Today, September 14th, we celebrate the feast of the Exaltation of the Holy Cross. It is a feast, like every saint memorial or feast, that we celebrate every year but yet it is different. Logistically, because of the importance of what this feast is about and unlike most other feasts, if it falls on a Sunday it takes precedence over the Sunday. The feast of a saint is about the saint and how they served God. This feast is about the very moment of our salvation.
To understand its importance one might begin by asking the question what is the one thing that God could not do for us as God in his divinity? God is eternal and will never die. So, “Christ Jesus, though he was in the form of God, did not regard equality with God something to be grasped. Rather, he emptied himself, …coming in human likeness,…he humbled himself, becoming obedient to death, even death on a cross.” (quote from today’s second reading)
Crucifixion was considered the most humiliating form of execution and used only for the worst of criminals. Yet, Jesus accepted this for us. “Because of this, God greatly exalted him.”
The Cross is the instrument upon which Jesus did this. We do not worship the Cross itself. We worship Jesus but we venerate the Cross as the instrument that Jesus choose for our salvation.

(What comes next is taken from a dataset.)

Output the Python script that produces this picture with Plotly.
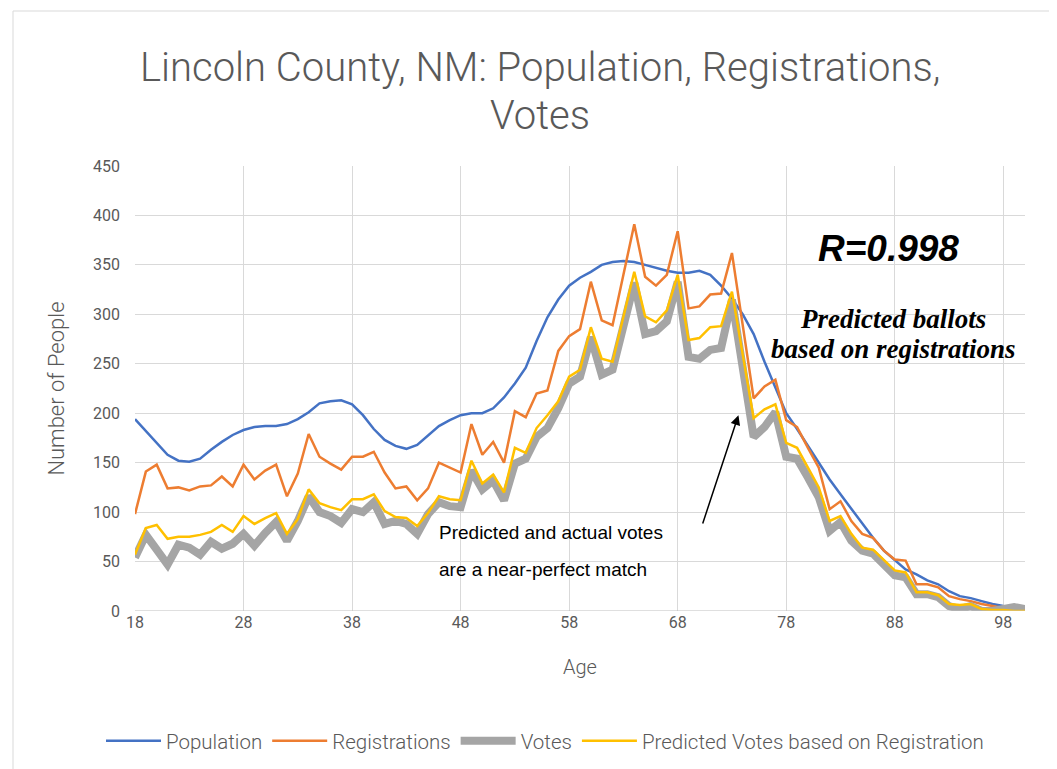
import plotly.graph_objects as go

ages = list(range(18, 101))

population = [194, 182, 170, 158, 152, 151, 154, 163, 171, 178,
              183, 186, 187, 187, 189, 194, 201, 210, 212, 213,
              209, 198, 184, 173, 167, 164, 168, 178, 187, 193,
              198, 200, 200, 205, 216, 230, 246, 273, 297, 315,
              329, 337, 343, 350, 353, 354, 353, 350, 347, 344,
              342, 342, 344, 340, 329, 316, 300, 280, 252, 225,
              200, 184, 167, 149, 133, 118, 103, 88, 74, 61,
              51, 42, 37, 31, 27, 20, 15, 13, 10, 7,
              5, 4, 3]

registrations = [98, 141, 148, 124, 125, 122, 126, 127, 136, 126,
                 148, 133, 142, 148, 116, 139, 179, 156, 149, 143,
                 156, 156, 161, 140, 124, 126, 112, 124, 150, 145,
                 140, 189, 158, 171, 150, 202, 196, 220, 223, 263,
                 278, 285, 333, 294, 289, 340, 391, 338, 329, 340,
                 384, 306, 308, 320, 321, 362, 288, 215, 227, 234,
                 193, 186, 165, 145, 103, 111, 91, 78, 74, 61,
                 52, 51, 27, 27, 24, 15, 12, 10, 7, 5,
                 3, 2, 2]

votes = [54, 77, 62, 47, 67, 64, 57, 70, 63, 68,
         78, 66, 79, 90, 71, 91, 116, 100, 96, 89,
         103, 100, 110, 88, 91, 88, 78, 98, 110, 106,
         105, 142, 123, 132, 112, 149, 154, 176, 185, 205,
         230, 237, 277, 239, 244, 290, 332, 280, 283, 293,
         333, 257, 255, 264, 266, 315, 245, 176, 186, 201,
         156, 154, 135, 115, 81, 90, 71, 61, 58, 46,
         36, 34, 17, 17, 14, 5, 2, 5, 0, 0,
         2, 4, 2]

predicted = [57, 84, 87, 73, 75, 75, 77, 80, 87, 80,
             96, 88, 94, 99, 78, 93, 123, 109, 105, 102,
             113, 113, 118, 101, 95, 94, 86, 99, 116, 113,
             112, 152, 129, 138, 120, 165, 160, 185, 198, 212,
             237, 244, 287, 255, 252, 297, 343, 298, 292, 304,
             340, 274, 276, 287, 288, 323, 258, 195, 204, 209,
             170, 165, 145, 125, 91, 96, 78, 64, 62, 51,
             41, 39, 19, 19, 16, 7, 6, 7, 2, 1,
             1, 0, 0]

x_ticks = [18, 28, 38, 48, 58, 68, 78, 88, 98]
y_ticks = [0, 50, 100, 150, 200, 250, 300, 350, 400, 450]

FONT = "Roboto, Open Sans, sans-serif"
GREY_TXT = "#595959"

L, R, T, B = 127, 40, 158, 166
PW, PH = 1057 - L - R, 769 - T - B


def px(xpix):
    return (xpix - L) / PW


def py(ypix):
    return (769 - B - ypix) / PH


fig = go.Figure()
fig.add_trace(go.Scatter(x=ages, y=population, mode="lines", name="Population",
                         line=dict(color="#4472C4", width=2.5)))
fig.add_trace(go.Scatter(x=ages, y=registrations, mode="lines", name="Registrations",
                         line=dict(color="#ED7D31", width=2.5)))
fig.add_trace(go.Scatter(x=ages, y=votes, mode="lines", name="Votes",
                         line=dict(color="#A5A5A5", width=8)))
fig.add_trace(go.Scatter(x=ages, y=predicted, mode="lines",
                         name="Predicted Votes based on Registration",
                         line=dict(color="#FFC000", width=2.5)))

fig.update_layout(
    width=1057, height=769,
    margin=dict(l=L, r=R, t=T, b=B),
    paper_bgcolor="white", plot_bgcolor="white",
    font=dict(family=FONT, size=16, color=GREY_TXT),
    showlegend=True,
    legend=dict(orientation="h", x=px(537), xanchor="center", y=py(733), yanchor="middle",
                font=dict(size=20.5, color=GREY_TXT, weight=300), itemwidth=55,
                traceorder="normal"),
    xaxis=dict(range=[18, 100], tickvals=x_ticks, showgrid=True, gridcolor="#D9D9D9",
               gridwidth=1, zeroline=False, showline=False, ticks="",
               tickfont=dict(size=16, color=GREY_TXT),
               title=dict(text="Age", font=dict(size=20, color=GREY_TXT, weight=300), standoff=28)),
    yaxis=dict(range=[0, 450], tickvals=y_ticks, showgrid=True, gridcolor="#D9D9D9",
               gridwidth=1, zeroline=False, showline=False, ticks="",
               tickfont=dict(size=16, color=GREY_TXT), ticklabelstandoff=14,
               title=dict(text="Number of People", font=dict(size=22, color=GREY_TXT, weight=300),
                          standoff=22)),
)

annotations = [
    dict(text="Lincoln County, NM: Population, Registrations,", xref="paper", yref="paper",
         x=px(532), y=py(59), showarrow=False,
         font=dict(family=FONT, size=40, color=GREY_TXT, weight=300),
         xanchor="center", yanchor="middle"),
    dict(text="Votes", xref="paper", yref="paper",
         x=px(532), y=py(107), showarrow=False,
         font=dict(family=FONT, size=40, color=GREY_TXT, weight=300),
         xanchor="center", yanchor="middle"),
    dict(text="<b><i>R=0.998</i></b>", xref="paper", yref="paper", x=px(880), y=py(240),
         xanchor="center", yanchor="middle", showarrow=False,
         font=dict(family="Liberation Sans, Arial", size=37, color="black")),
    dict(text="<b><i>Predicted ballots</i></b>", xref="paper", yref="paper", x=px(885), y=py(311),
         xanchor="center", yanchor="middle", showarrow=False,
         font=dict(family="Liberation Serif, DejaVu Serif", size=27, color="black")),
    dict(text="<b><i>based on registrations</i></b>", xref="paper", yref="paper", x=px(885), y=py(341),
         xanchor="center", yanchor="middle", showarrow=False,
         font=dict(family="Liberation Serif, DejaVu Serif", size=27, color="black")),
    dict(text="Predicted and actual votes", xref="paper", yref="paper", x=px(429), y=py(524),
         xanchor="left", yanchor="middle", showarrow=False,
         font=dict(family="Liberation Sans, Arial", size=19, color="black")),
    dict(text="are a near-perfect match", xref="paper", yref="paper", x=px(429), y=py(561),
         xanchor="left", yanchor="middle", showarrow=False,
         font=dict(family="Liberation Sans, Arial", size=19, color="black")),
    dict(text="", x=73.6, y=198, ax=70.26, ay=87, xref="x", yref="y", axref="x", ayref="y",
         showarrow=True, arrowhead=2, arrowsize=1.3, arrowwidth=1.5, arrowcolor="black"),
]
fig.update_layout(annotations=annotations)

fig.add_shape(type="rect", xref="paper", yref="paper",
              x0=px(5), x1=px(1050), y0=py(765), y1=py(3),
              line=dict(color="#D9D9D9", width=1), fillcolor="rgba(0,0,0,0)", layer="below")
fig.add_shape(type="line", xref="paper", yref="y", x0=0, x1=1, y0=0, y1=0,
              line=dict(color="#BFBFBF", width=1))

fig.write_html("out.html")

Here we should think about why, as Catholics, we use a Crucifix rather than a Cross without the Body of Christ on it. My limited understanding of Protestant theology says that they use a Cross rather than a Crucifix to say that Jesus is no longer on the Cross. He has been set free from the Cross and lifted up. He was first lifted up on the Cross for our salvation and for his obedience to the Father, has now be lifted up to Heaven.
As Catholics, we recognize that Jesus is not bound to the Cross but we use a Crucifix with the image of Jesus on it to always remind us that it is Jesus that saves us. We hold the Cross in the highest regard. We see the Cross and we see God’s love. We see hope.